Two steps before my drilling machine the lady would saw the stiles down to the proper length. Figure that it’s got a 1/32nd tolerance on that. Then the next guy would set the stiles in the new robot. On the left end the stiles were up against a block and so those ones were correct. On the right end it was a calculated offset from where it had left the right end. If you told it the lumber was exactly 79 inches long it’d assume it was 79 inches long and drill holes accordingly. But you were still dealing with that tolerance from the upstream saw. (The boards were loaded in facing each other, which is why the corners came out opposite.) If my drilling machine was off in the opposite direction as the measure on the saw then, while both steps were in tolerance, the combined total would be out. Quality problem.
Tighten up the tolerances on the length of the sawed-down boards and the problem is solved. The problem was in the assumption that the paper spec of 79 inches was also the physical length of each board that came in. Practical problem, practical resolution, dependent on how we know what we know to be true.
Yep. She was almost always the only one treated in the medical tent.
This is a lot of thinking about thinking. I generally just try to deal with the plain old thinking.
I ought to demand evidence of that.
Hey man, those who can, do. Those who can’t, analyze.
Analysis confirms that… oh man!
I wish there was an effective way to keep calling attention to this post. Maybe TPTB could make (additional) money selling us banner ads, like the ones studios run in Variety and The Hollywood Reporter.
For Your Consideration In All Categories
The Map, The Model and The Territory
Written and Directed by Hank Rhody
A Rhodium Production
I had so much fun reading this.
Actually that is not an accurate statement, as the first two times I read it, it hurt my head.

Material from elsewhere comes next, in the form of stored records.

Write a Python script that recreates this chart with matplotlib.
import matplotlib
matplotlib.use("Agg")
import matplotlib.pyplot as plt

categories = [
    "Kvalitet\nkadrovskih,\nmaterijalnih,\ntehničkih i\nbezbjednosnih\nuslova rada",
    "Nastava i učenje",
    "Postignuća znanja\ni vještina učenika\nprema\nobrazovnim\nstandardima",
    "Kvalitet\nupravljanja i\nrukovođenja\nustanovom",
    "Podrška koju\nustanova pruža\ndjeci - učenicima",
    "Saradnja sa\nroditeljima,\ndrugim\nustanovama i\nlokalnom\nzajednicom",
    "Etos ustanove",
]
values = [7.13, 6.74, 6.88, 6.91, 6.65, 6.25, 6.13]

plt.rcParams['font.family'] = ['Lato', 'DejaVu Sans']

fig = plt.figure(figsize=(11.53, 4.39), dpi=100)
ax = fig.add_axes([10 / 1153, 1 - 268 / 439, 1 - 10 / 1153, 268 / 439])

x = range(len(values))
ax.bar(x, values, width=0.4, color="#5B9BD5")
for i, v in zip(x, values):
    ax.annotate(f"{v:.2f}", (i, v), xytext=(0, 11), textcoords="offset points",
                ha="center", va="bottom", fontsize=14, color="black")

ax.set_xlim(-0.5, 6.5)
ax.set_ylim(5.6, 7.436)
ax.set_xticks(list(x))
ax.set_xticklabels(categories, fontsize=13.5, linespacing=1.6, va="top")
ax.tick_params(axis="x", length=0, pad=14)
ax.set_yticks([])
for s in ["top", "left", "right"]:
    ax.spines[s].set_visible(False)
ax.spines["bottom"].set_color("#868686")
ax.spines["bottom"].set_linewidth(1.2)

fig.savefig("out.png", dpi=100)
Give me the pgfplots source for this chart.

After all, it is not everyday that I get invited to think about something like this: in the end, you’ve got something called the Sierpinski Gasket, named after a mathematician who probably would have made a good Zelda villain. He’s practically got the word “Serpent” in his name already. Mathematicians entertain each other by posing questions about this kind of thing. (Assuming Ganon made an infinite series of smaller and smaller carvings what’s the total area of those triangles?)
So thank you for delighting me with the above.
Onto a new topic:
I know one problem I had when it came out that there were studies made about patients in hospitals who had people praying for them and people in hospitals for whom no one prayed. Apparently according to these studies, the prayed for person fared much better.
I have seen examples of such miraculous prayer healings myself. So I don’t mean to impugn those individuals who participate.
But I do mean to question the scientists who do these studies. If there is some Entity or Force that replies to prayer circles by allowing for a healing, then is it not also likely that a lonely person in a hospital whose relatives and friends are already in the Home Dimension might have those dearly departed now praying for him or her? That supposition would need to be acknowledged and taken into account as well, right?
I don’t see much use in trying to measure the Almighty. He’s quite clever enough to foil your measurements if He so desires, however well you may have designed them. You might be able to measure prayer if it amounts to ‘good vibes’ which somehow heal people. If there is an active God in the mix though it seems rather foolish to imagine He responds to things mechanistically.